Novel dynamic temporal interaction and feature synthesis framework for enhanced solar power forecasting

Abstract

Solar power forecasting is essential to optimize energy production and maintain a stable power grid operation. However, traditional forecasting methods often struggle either due to ineffective data preprocessing or due to a poor feature extraction and selection process, resulting in reduced accuracy. To address the mentioned issues, this research work introduces a novel Dynamic Temporal Interaction and Feature Synthesis (DTIFS) solar power-forecasting framework.

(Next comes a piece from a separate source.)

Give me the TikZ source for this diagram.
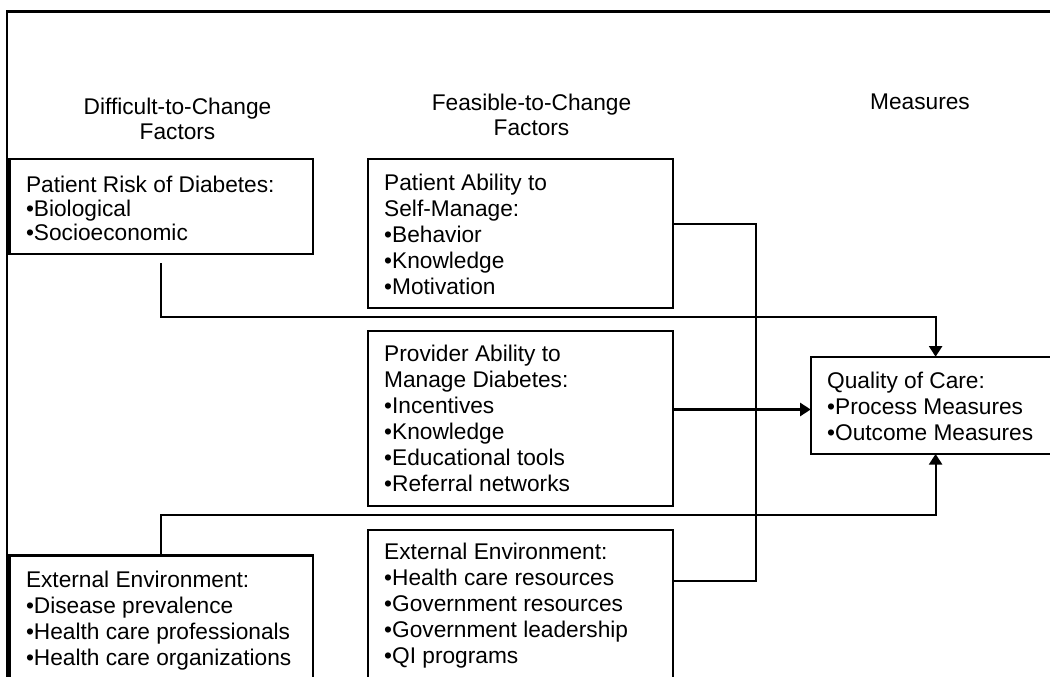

The proposed framework utilizes advanced feature engineering techniques such as interaction terms, polynomial transformations, lagged features, and categorical binning to improve prediction accuracy significantly. A detailed exploratory data analysis (EDA) is conducted, and an intelligent feature engineering process is carried out on the acquired dataset, which led to a significant improvement in the model’s prediction accuracy. To assess the performance of the developed framework, several Machine Learning (ML) and Deep learning (DL) models are applied and tested based on several well-known performance evaluation metrics such as mean absolute error (MAE), root mean square error (RMSE) and R². It was found that the Random Forest (RF) model had an MAE of 15.32, an RMSE of 17.90, and an R² of 0.95 without the proposed framework. However, after applying the novel DTIFS framework, the Multilayer Perceptron (MLP) model outperformed, reaching an MAE of 9.281, RMSE of 12.453, and an R² of 0.98, thus outperforming its competing models under identical operating conditions. This study highlights the crucial role of advanced data transformations in enhancing solar power forecasting models, improving accuracy, and facilitating the integration of renewable energy into the grid. The DTIFS framework demonstrates its effectiveness compared to other advanced models, such as RNN, LSTM, and GAN, positioning it as a promising tool for future solar energy forecasting applications.